What it Means to be Black in America

Srinivas Rao
4 min readSep 5, 2020

Color is a fact. Race is a social construct. — Isabel Wilkerson

In 1978, my father left India to pursue a Ph.D. in Australia. When I got older, he told me a story about trying to help a black colleague find a place to live.

Multiple landlords refused to rent to my dad’s colleague based on the color of his skin. After that my dad would call the landlords and say “my friend is black and we would prefer not to drive there if you’re not going to rent to him.”

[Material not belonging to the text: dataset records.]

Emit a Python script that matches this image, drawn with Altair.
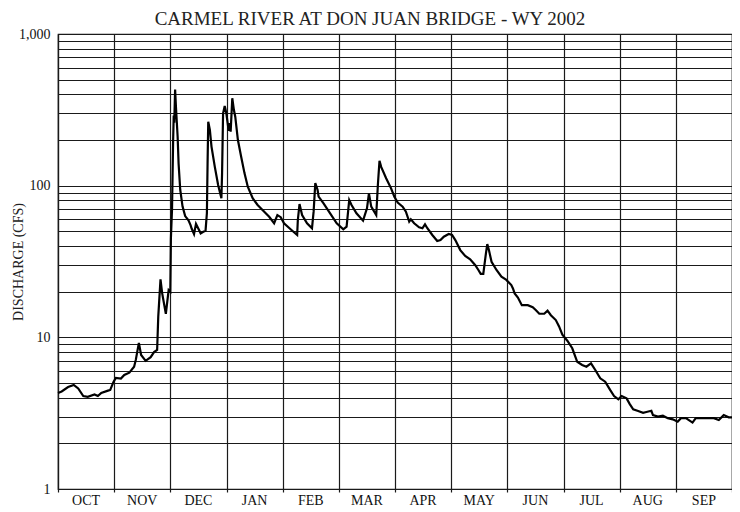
import altair as alt
import pandas as pd

# Position along the water year, in months since Oct 1 (each month drawn equally wide)
pos = [
    0.00, 0.065, 0.18, 0.28, 0.36, 0.45, 0.53, 0.65, 0.71, 0.77, 0.89, 0.93,
    0.99, 1.03, 1.12, 1.18, 1.27, 1.355, 1.385, 1.44, 1.48, 1.56, 1.65, 1.71,
    1.765, 1.785, 1.825, 1.855, 1.92, 1.97, 2.00, 2.01, 2.03, 2.05, 2.06, 2.07,
    2.085, 2.10, 2.13, 2.147, 2.176, 2.217, 2.264, 2.323, 2.36, 2.381, 2.422,
    2.457, 2.50, 2.54, 2.587, 2.627, 2.651, 2.663, 2.675, 2.704, 2.733, 2.792,
    2.851, 2.909, 2.921, 2.939, 2.968, 2.997, 3.039, 3.056, 3.074, 3.103, 3.132,
    3.156, 3.203, 3.261, 3.32, 3.379, 3.466, 3.554, 3.672, 3.76, 3.848, 3.906,
    3.965, 4.024, 4.141, 4.258, 4.27, 4.30, 4.346, 4.434, 4.522, 4.551, 4.581,
    4.622, 4.64, 4.728, 4.845, 4.962, 5.08, 5.138, 5.185, 5.226, 5.314, 5.431,
    5.501, 5.536, 5.577, 5.666, 5.695, 5.724, 5.754, 5.842, 5.93, 5.989, 6.048,
    6.136, 6.194, 6.253, 6.282, 6.341, 6.429, 6.488, 6.534, 6.576, 6.664, 6.752,
    6.81, 6.869, 6.957, 7.016, 7.074, 7.162, 7.25, 7.338, 7.426, 7.485, 7.526,
    7.572, 7.619, 7.643, 7.672, 7.719, 7.807, 7.895, 7.983, 8.071, 8.10, 8.13,
    8.188, 8.258, 8.364, 8.452, 8.51, 8.569, 8.657, 8.716, 8.775, 8.863, 8.921,
    8.98, 9.068, 9.156, 9.244, 9.332, 9.408, 9.49, 9.566, 9.654, 9.742, 9.83,
    9.90, 9.977, 10.035, 10.123, 10.18, 10.241, 10.329, 10.417, 10.476, 10.564,
    10.593, 10.681, 10.769, 10.857, 10.945, 11.033, 11.091, 11.179, 11.297,
    11.355, 11.531, 11.677, 11.765, 11.853, 11.941, 12.0,
]

# Discharge, cubic feet per second
cfs = [
    4.3, 4.4, 4.7, 4.85, 4.6, 4.1, 4.05, 4.2, 4.1, 4.3, 4.45, 4.5,
    5.1, 5.4, 5.35, 5.65, 5.85, 6.4, 7.1, 9.2, 7.65, 7.0, 7.4, 8.0,
    8.25, 13.7, 24.1, 19.5, 14.3, 20.5, 20, 45, 70, 200, 290, 260,
    430, 330, 210, 140, 94, 73, 63, 59, 55, 52, 48,
    56, 52, 48.5, 49.7, 50.5, 66, 140, 264, 233, 181, 133,
    101, 82.5, 120, 300, 335, 300, 230, 258, 227, 377, 315,
    285, 200, 155, 121, 98.5, 82.6, 74.6, 67.4, 62.4, 56.5, 64,
    62, 56.5, 51.6, 47.3, 59.4, 75.7, 64, 56.5, 52.4, 67.4, 104,
    93.6, 84.6, 76.5, 65.7, 56.5, 51.6, 53.6, 80.4, 74.6, 65.7, 58.8,
    70.9, 89, 72.7, 64, 101, 146, 133, 112, 96, 84.6, 77.3,
    72.7, 67.4, 57.9, 60, 56.5, 53.1, 52.4, 55.6, 52.4, 47.3, 43.2,
    43.8, 46.1, 48, 47.3, 43.8, 37.6, 34.4, 32.7, 30, 27.8, 26.2,
    26.2, 35.8, 41.2, 37.6, 31.5, 27.8, 25.1, 23.9, 22.1, 21, 19.5,
    18.3, 16.3, 16.3, 15.8, 15.1, 14.3, 14.3, 15, 14, 13, 11.8,
    10.4, 9.5, 8.47, 6.9, 6.57, 6.4, 6.74, 6.09, 5.37, 5.1, 4.5,
    4.1, 3.9, 4.1, 3.96, 3.63, 3.35, 3.27, 3.18, 3.22, 3.28,
    3.07, 3.0, 3.04, 2.93, 2.88, 2.78, 2.93, 2.93, 2.74,
    2.93, 2.93, 2.93, 2.85, 3.07, 2.97, 2.97,
]

month_labels = ["OCT", "NOV", "DEC", "JAN", "FEB", "MAR",
                "APR", "MAY", "JUN", "JUL", "AUG", "SEP"]
month_centers = [0.5, 1.5, 2.5, 3.5, 4.5, 5.5, 6.5, 7.5, 8.5, 9.5, 10.5, 11.5]
month_edges = [0, 1, 2, 3, 4, 5, 6, 7, 8, 9, 10, 11, 12]

y_grid = [1, 2, 3, 4, 5, 6, 7, 8, 9,
          10, 20, 30, 40, 50, 60, 70, 80, 90,
          100, 200, 300, 400, 500, 600, 700, 800, 900, 1000]

title_text = ["CARMEL RIVER AT DON JUAN BRIDGE - WY 2002"]

FONT = "Liberation Serif"
W, H = 674, 455
INK = "#1a1a1a"

flow = pd.DataFrame({"pos": pos, "cfs": cfs})
mdf = pd.DataFrame({"pos": month_centers, "label": month_labels})
tdf = pd.DataFrame({"t": title_text})

xscale = alt.Scale(domain=[0, 12], nice=False, zero=False)
xaxis = alt.Axis(values=month_edges, labels=False, title=None,
                 grid=True, gridColor=INK, gridWidth=1.2,
                 ticks=True, tickSize=3, tickColor=INK, tickWidth=1.2,
                 domainColor=INK, domainWidth=1.2)

line = alt.Chart(flow).mark_line(color="black", strokeWidth=2.2).encode(
    x=alt.X("pos:Q", scale=xscale, axis=xaxis),
    y=alt.Y("cfs:Q",
            scale=alt.Scale(type="log", domain=[1, 1000], nice=False),
            axis=alt.Axis(values=y_grid,
                          labelExpr="indexof([1,10,100,1000], datum.value) >= 0 ? format(datum.value, ',') : ''",
                          title="DISCHARGE (CFS)",
                          titleFont=FONT, titleFontSize=14, titleFontWeight="normal",
                          titleColor="#222", titleAngle=270,
                          titleX=-40, titleY=H / 2, titleAlign="center",
                          titleBaseline="middle",
                          labelFont=FONT, labelFontSize=14, labelColor="#111",
                          labelPadding=8, ticks=False,
                          grid=True, gridColor=INK, gridWidth=1.2,
                          domainColor=INK, domainWidth=1.2)),
)

labels = alt.Chart(mdf).mark_text(
    font=FONT, fontSize=14, color="#111", baseline="alphabetic", align="center"
).encode(
    x=alt.X("pos:Q", scale=xscale, axis=xaxis),
    y=alt.value(H + 16),
    text="label:N",
)

title = alt.Chart(tdf).mark_text(
    font=FONT, fontSize=19, color="#222", baseline="alphabetic", align="center"
).encode(
    x=alt.value(312),
    y=alt.value(-9.5),
    text="t:N",
)

chart = alt.layer(line, labels, title).properties(
    width=W, height=H,
    autosize=alt.AutoSizeParams(type="none"),
    padding={"left": 50, "top": 26, "right": 0, "bottom": 23},
).configure_view(stroke=INK, strokeWidth=1.2)

chart.save("out.html", embed_options={"renderer": "svg", "actions": False})
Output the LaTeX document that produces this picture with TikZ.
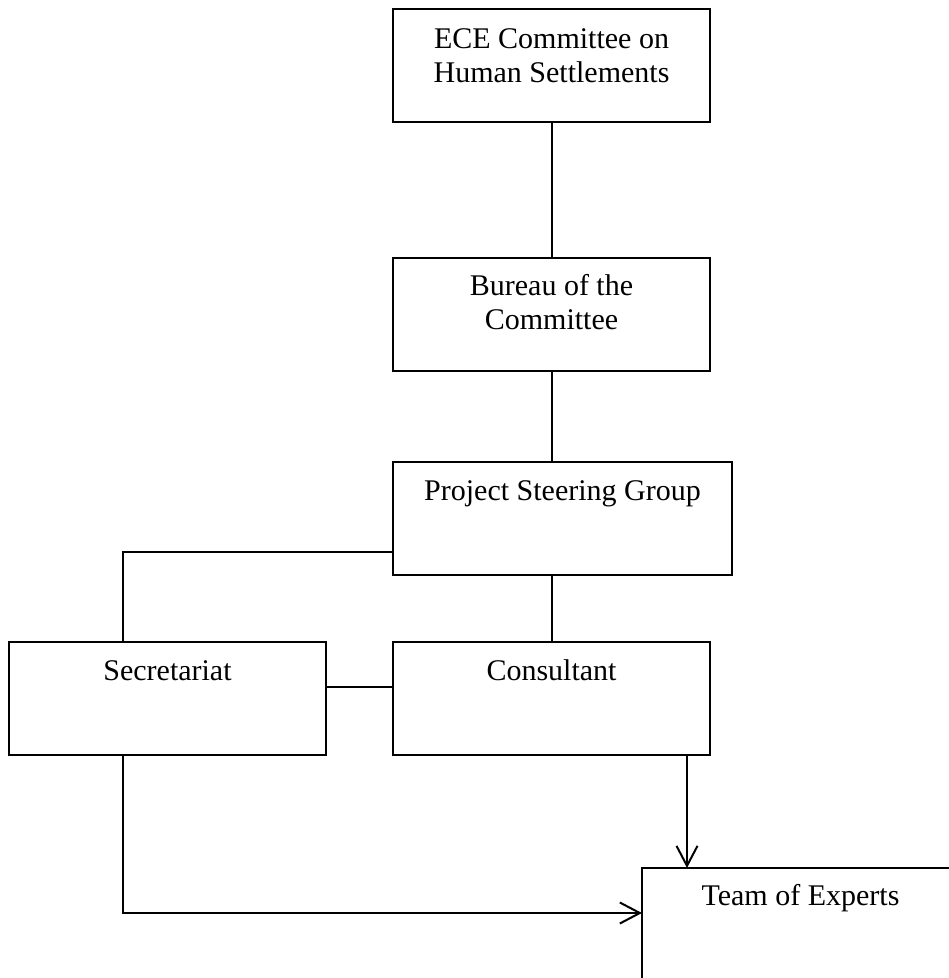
\documentclass[tikz,border=0pt]{standalone}
\usepackage{fontspec}
\setmainfont{Liberation Serif}
\usetikzlibrary{arrows.meta}
\tikzset{
  box/.style={draw, line width=2pt, rectangle, inner sep=0pt, outer sep=0pt, anchor=north west, minimum height=113pt},
  lbl/.style={inner sep=0pt, align=center, anchor=base, font=\fontsize{30}{34.5}\selectfont},
  conn/.style={line width=2pt},
  arr/.style={line width=2pt, -{Straight Barb[length=20pt,width=21pt]}}
}
\begin{document}
\begin{tikzpicture}[x=1pt,y=-1pt]
\clip (0,0) rectangle (949,978);
\fill[white] (0,0) rectangle (949,978);
\node[box, minimum width=317pt] (ece) at (393,9) {};
\node[box, minimum width=317pt] (bur) at (393,258) {};
\node[box, minimum width=339pt] (psg) at (393,462) {};
\node[box, minimum width=317pt] (sec) at (9,642) {};
\node[box, minimum width=317pt] (con) at (393,642) {};
\node[box, minimum width=317pt] (team) at (642,868) {};
\node[lbl] (ecet) at ([yshift=-73.5pt]ece.north) {ECE Committee on\\Human Settlements};
\node[lbl] (burt) at ([yshift=-71.5pt]bur.north) {Bureau of the\\Committee};
\node[lbl] (psgt) at ([yshift=-38pt]psg.north) {Project Steering Group};
\node[lbl] (sect) at ([yshift=-38pt]sec.north) {Secretariat};
\node[lbl] (cont) at ([yshift=-38pt]con.north) {Consultant};
\node[lbl] (teamt) at ([yshift=-37pt]team.north) {Team of Experts};
\coordinate (psgl) at ([yshift=-90pt]psg.north west);
\coordinate (sectop) at ([xshift=113.5pt]sec.north west);
\coordinate (secbot) at ([xshift=113.5pt]sec.south west);
\coordinate (secr) at ([yshift=-45pt]sec.north east);
\coordinate (conl) at ([yshift=-45pt]con.north west);
\coordinate (teaml) at ([yshift=-45pt]team.north west);
\coordinate (teamtop) at ([xshift=45pt]team.north west);
\coordinate (conbot) at ([xshift=-23pt]con.south east);
\draw[conn] (ece.south) -- (bur.north);
\draw[conn] (bur.south) -- (bur.south |- psg.north);
\draw[conn] (con.north |- psg.south) -- (con.north);
\draw[conn] (psgl) -| (sectop);
\draw[conn] (secr) -- (conl);
\draw[arr] (secbot) |- (teaml);
\draw[arr] (conbot) -- (teamtop);
\end{tikzpicture}
\end{document}
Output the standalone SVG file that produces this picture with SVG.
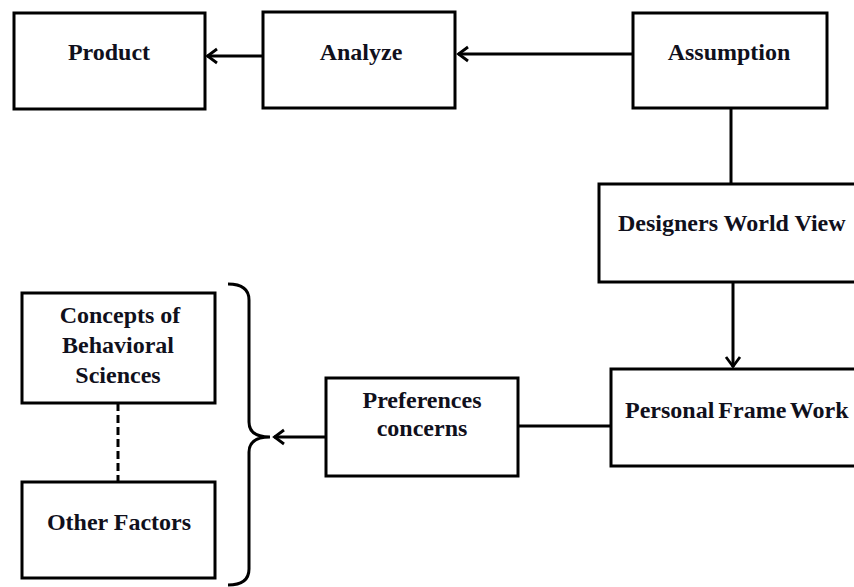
<svg xmlns="http://www.w3.org/2000/svg" width="854" height="587" viewBox="0 0 854 587" font-family="Liberation Serif, 'Times New Roman', serif">
  <style>
    .box { fill: #ffffff; stroke: #000000; stroke-width: 3; }
    .lbl { font-weight: bold; font-size: 24px; fill: #10101c; }
    .mid { text-anchor: middle; }
    .wire { fill: none; stroke: #000000; stroke-width: 3; }
  </style>
  <defs>
    <!-- open chevron arrowhead -->
    <marker id="chev" viewBox="0 0 16 18" refX="14" refY="9" markerWidth="16" markerHeight="18" markerUnits="userSpaceOnUse" orient="auto">
      <path d="M4,2 L13.5,9 L4,16" fill="none" stroke="#000000" stroke-width="2.8"/>
    </marker>
  </defs>

  <rect width="854" height="587" fill="#ffffff"/>

  <g id="connectors">
    <line class="wire" x1="263" y1="56" x2="207" y2="56" marker-end="url(#chev)"/>
    <line class="wire" x1="633" y1="54" x2="458" y2="54" marker-end="url(#chev)"/>
    <line class="wire" x1="731" y1="108" x2="731" y2="184"/>
    <line class="wire" x1="733" y1="282" x2="733" y2="367" marker-end="url(#chev)"/>
    <line class="wire" x1="518" y1="426" x2="611" y2="426"/>
    <line class="wire" x1="326" y1="437" x2="274" y2="437" marker-end="url(#chev)"/>
    <line class="wire" x1="118" y1="403" x2="118" y2="482" stroke-dasharray="8,4"/>
    <!-- curly brace gathering the two factor boxes -->
    <path class="wire" d="M228,284 Q249,284 249,300 L249,422 Q249,437 270,437 Q249,437 249,452 L249,569 Q249,585 228,585"/>
  </g>

  <g id="product">
    <rect class="box" x="14" y="13" width="191" height="96"/>
    <text class="lbl mid" x="109" y="60">Product</text>
  </g>
  <g id="analyze">
    <rect class="box" x="263" y="12" width="192" height="96"/>
    <text class="lbl mid" x="361" y="60">Analyze</text>
  </g>
  <g id="assumption">
    <rect class="box" x="633" y="13" width="194" height="95"/>
    <text class="lbl mid" x="729" y="60">Assumption</text>
  </g>
  <g id="designers-world-view">
    <rect class="box" x="599" y="184" width="270" height="98"/>
    <text class="lbl" x="618" y="231">Designers World View</text>
  </g>
  <g id="personal-frame-work">
    <rect class="box" x="611" y="369" width="260" height="97"/>
    <text class="lbl" x="625" y="418" word-spacing="-2">Personal Frame Work</text>
  </g>
  <g id="preferences-concerns">
    <rect class="box" x="326" y="378" width="192" height="98"/>
    <text class="lbl mid" x="422" y="408">Preferences</text>
    <text class="lbl mid" x="422" y="436">concerns</text>
  </g>
  <g id="concepts-behavioral-sciences">
    <rect class="box" x="22" y="293" width="193" height="110"/>
    <text class="lbl mid" x="120" y="323">Concepts of</text>
    <text class="lbl mid" x="118" y="353">Behavioral</text>
    <text class="lbl mid" x="118" y="383">Sciences</text>
  </g>
  <g id="other-factors">
    <rect class="box" x="22" y="482" width="193" height="96"/>
    <text class="lbl mid" x="119" y="530">Other Factors</text>
  </g>
</svg>
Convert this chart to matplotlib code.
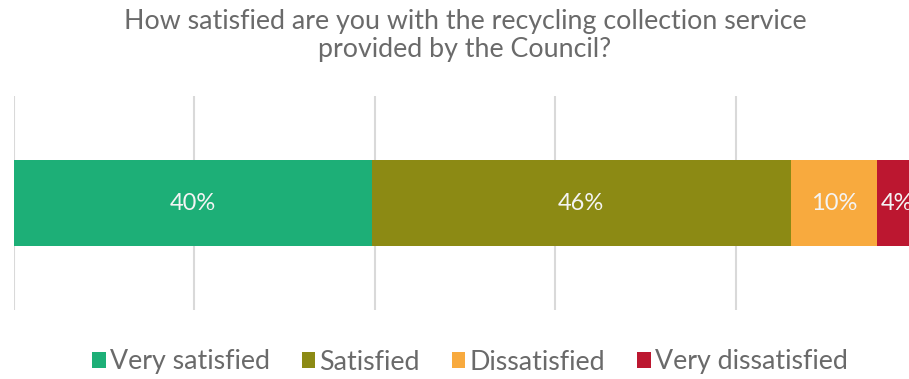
import matplotlib
matplotlib.use("Agg")
import matplotlib.pyplot as plt
from matplotlib.patches import Patch

categories = ["Very satisfied", "Satisfied", "Dissatisfied", "Very dissatisfied"]
values = [39.7, 46.4, 9.6, 4.3]
labels = ["40%", "46%", "10%", "4%"]
colors = ["#1DAF77", "#8C8A14", "#F8AA3E", "#BC1730"]
title = "How satisfied are you with the recycling collection service\nprovided by the Council?"

plt.rcParams['font.family'] = ['Lato', 'DejaVu Sans']

fig = plt.figure(figsize=(9.09, 3.79), dpi=100)
ax = fig.add_axes([14/909, 1-310/379, 902/909, 214/379])

left = 0
for v, lab, c in zip(values, labels, colors):
    ax.barh(0, v, left=left, height=0.4, color=c, zorder=2)
    ax.text(left + v/2, 0, lab, ha='center', va='center', color='#F4F4F4',
            fontsize=17, fontweight='normal', zorder=3)
    left += v

ax.set_xlim(0, 100)
ax.set_ylim(-0.5, 0.5)
ax.set_xticks([0, 20, 40, 60, 80, 100])
ax.set_yticks([])
ax.tick_params(axis='x', length=0, labelbottom=False)
ax.grid(axis='x', color='#D9D9D9', linewidth=1.5, zorder=0)
for s in ax.spines.values():
    s.set_visible(False)

fig.text(465/909, 1-35/379, title, ha='center', va='center', fontsize=19.3,
         color='#6A6A6A', fontweight='normal', linespacing=1.15)

handles = [Patch(facecolor=c, label=n) for n, c in zip(categories, colors)]
leg = fig.legend(handles=handles, loc='center', bbox_to_anchor=(470/909, 1-362/379),
                 ncol=4, frameon=False, fontsize=19.3, handlelength=0.5,
                 handleheight=0.55, handletextpad=0.15, columnspacing=1.2)
for t in leg.get_texts():
    t.set_color('#6A6A6A')

fig.savefig("out.png", dpi=100)
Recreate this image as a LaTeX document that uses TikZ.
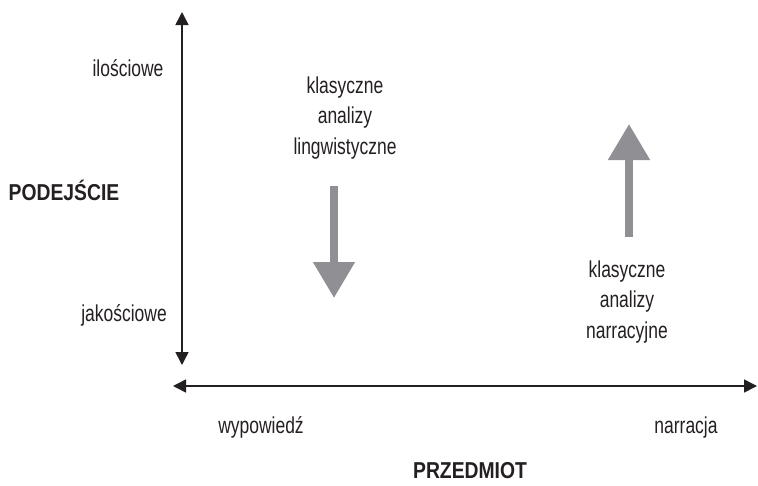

Growing up in a small Texas town, I was often shocked by the blatant racism towards black people. When I was in 9th grade, two black students got into a fight. One stabbed the other with a knife, and the one who got stabbed died a few hours later. All of us were sent home from school that day.

The friend whose mother picked us up from school said to him “now that that n@#@#@r got stabbed, you can go get your hair cut.” Then she drove us to the country club, where a black waiter served us lunch. It’s hard to forget moments like that.

What strikes me most about that experience however is that my friend’s parents were upper-middle-class people with advanced degrees. What’s even more shocking is that my friend became a police officer.

Despite being one of a handful of Indians in the town, I never experienced that kind of hostility.

“We develop stereotypes because, in our collective libraries of television shows and novels and commercials, these groupings have been reliably associated with certain characteristics,” says Sarah Rose Cavanagh

Except for being the guy who works at 7-eleven, Indians are often stereotyped as model minorities (doctors, engineers, professors, and so on). In case you’re wondering, the guy at the 7-eleven usually owns 20 of them and works at one.